Authenticity Is the Ultimate Spec Sheet
A car becomes attractive when it feels like a natural extension of your personality and lifestyle. A Saab 900 Turbo works if you genuinely appreciate its engineering ethos; it falls flat if it’s a costume. The same applies to everything from a GTI to a V12 Ferrari—authentic choices signal self-awareness, not validation-seeking.
People are remarkably good at detecting when a car is doing the talking for someone who won’t. When the vehicle aligns with who you are, it communicates calm confidence rather than insecurity disguised as excess.
Confidence Comes From Competence, Not Flexing
Driving confidence isn’t about aggressive throttle inputs or showing off at stoplights.

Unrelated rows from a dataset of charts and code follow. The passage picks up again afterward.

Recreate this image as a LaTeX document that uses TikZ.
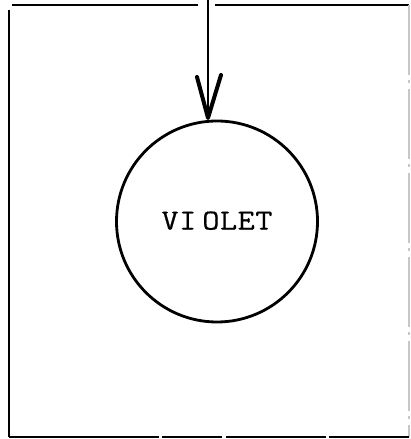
\documentclass[tikz,border=0pt]{standalone}
\usepackage{fontspec}
\usetikzlibrary{calc}
\newfontfamily\tw[FakeStretch=1.15,FakeBold=0.6]{Latin Modern Mono}
\begin{document}
\begin{tikzpicture}[x=1pt,y=1pt,
  frameline/.style={line width=1.7pt,black},
  faintline/.style={line width=1.2pt,black!22,dash pattern=on 70pt off 5pt on 3pt off 6pt},
  bottomline/.style={line width=1.7pt,black,dash pattern=on 150pt off 3pt on 60pt off 4pt on 100pt off 3pt},
  state/.style={circle,draw,line width=2.8pt,minimum size=201pt,inner sep=0pt,font=\tw\fontsize{29}{29}\selectfont},
  shaft/.style={line width=2.2pt,line cap=round},
  barb/.style={line width=4pt,line cap=round,line join=round}]
\useasboundingbox (0,0) rectangle (411,439);
% frame
\coordinate (tl) at (9,434);
\coordinate (tr) at (409,434);
\coordinate (bl) at (9,2);
\coordinate (br) at (409,2);
\coordinate (gapl) at (198,434);
\coordinate (gapr) at (215,434);
\draw[frameline] (9,429) -- (bl);
\draw[frameline] (12,434) -- (gapl);
\draw[frameline] (gapr) -- (tr);
\draw[faintline] (tr) -- (br);
\draw[bottomline] (bl) -- (br);
% state
\node[state] (v) at (217,217.5) {\raisebox{2pt}{V\kern0.5pt I\kern6pt O\kern0.5pt L\kern0.5pt E\kern0.5pt T}};
% arrow
\coordinate (src) at (208,439);
\coordinate (tip) at (208,321);
\draw[shaft] (src) -- (tip);
\draw[barb] ($(tip)+(-11,41)$) -- (tip) -- ($(tip)+(13,43)$);
\end{tikzpicture}
\end{document}
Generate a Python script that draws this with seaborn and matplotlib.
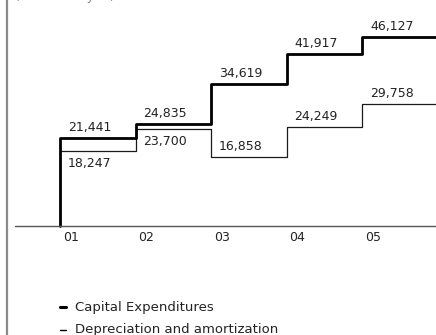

It’s about smooth control, mechanical sympathy, and knowing what your car is designed to do. A man who understands weight transfer, braking zones, and limits reads as grounded and capable, even at low speeds.
This is why cars like the S2000, GTI, or older G-Wagen land so well socially. They suggest the driver values mastery over spectacle, which translates far beyond automotive culture.
How You Treat the Car Says More Than What It Is
Condition, cleanliness, and restraint matter more than trim level. A well-kept WRX with tasteful tires and stock ride height communicates discipline; a neglected exotic with curb rash and gaudy mods does the opposite. Attention to detail implies respect, patience, and pride without arrogance.
Even driving behavior counts. Smooth parking, awareness of surroundings, and not using the exhaust as a personality substitute all signal emotional maturity, which consistently outweighs brand prestige.
Lifestyle Fit Beats Image Projection Every Time
Cars are powerful lifestyle indicators. A practical performance sedan suggests balance. A vintage sports car implies commitment and curiosity. A thoughtfully chosen EV can signal openness to new ideas rather than virtue signaling. What matters is that the car fits your real life, not a persona you’re trying to project.
When the vehicle makes sense for how you live, it reads as intentional. Intentional choices are attractive because they suggest clarity, stability, and direction.
The Bottom Line
The most appealing car isn’t the loudest, fastest, or most expensive—it’s the one that feels honest. Across all 25 cars, the common denominator is men who choose with taste, drive with restraint, and show up as themselves. Get that right, and the badge on the hood becomes secondary to the person behind the wheel.